Caring for ALL Children in Need


For most of us, stress is a necessary part of life — think about it.  Although too much stress curtails productivity, a complete lack of it will kill it off in its entirety. We need a certain modicum of stress to keep us motivated as responsible adults.  The stress of having my water turned off motivates me to pay the bill on time; the volatility of the job market ensures we are duly diligent when it comes to job performance.

But for children? That’s a different matter, especially if they are suffering from chronically stressful circumstances over which they have no control.

Study after study has shown that toxic stress can actually thwart brain development in young children. One of the latest studies published in October in JAMA Pediatrics asserts that children who live below the poverty level have smaller white and cortical brain matter.  In another study, Princeton researchers found that children living at or below poverty level were 1.5% more likely to experience developmental delays when compared to other children.

The social implications are obvious — that’s why the Nurse-Family Partnership has been studying the impact of intervention programs on young children for the past thirty years.

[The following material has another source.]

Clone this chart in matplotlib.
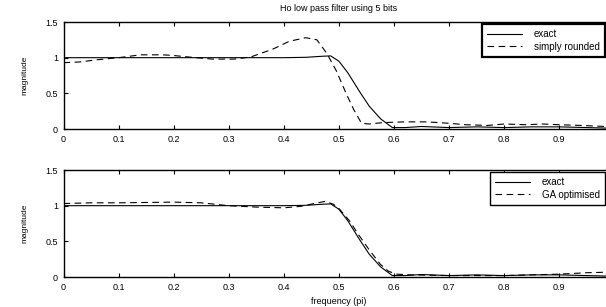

Their most recent research reveals a mixed bag of results when it comes to the efficacy of such programs. The first dichotomy has to do with who’s actually leading the intervention. They found that in-home interventions conducted by nurses at the ages of 6 and 9 have a positive effect on behavioral issues; however, those conducted by paraprofessionals (unlicensed assistants) have a negligible impact.

The second dichotomy has to do with socio-economic statsus; the researchers discovered that when it comes to effective interventions, racial disparity has decreased over the years. This is good news. However, disparity between the haves and have nots has increased. This is particularly troubling because of the above-mentioned effects of poverty on a young child’s brain development — the process short-circuits when a child is faced with the stress of chronic need.

The irony of the situation is heartbreaking — these are the very children who need quality interventions the most. Fortunately, the Partnership is always searching for ways to better their programs and to improve the quality of life for all children in need.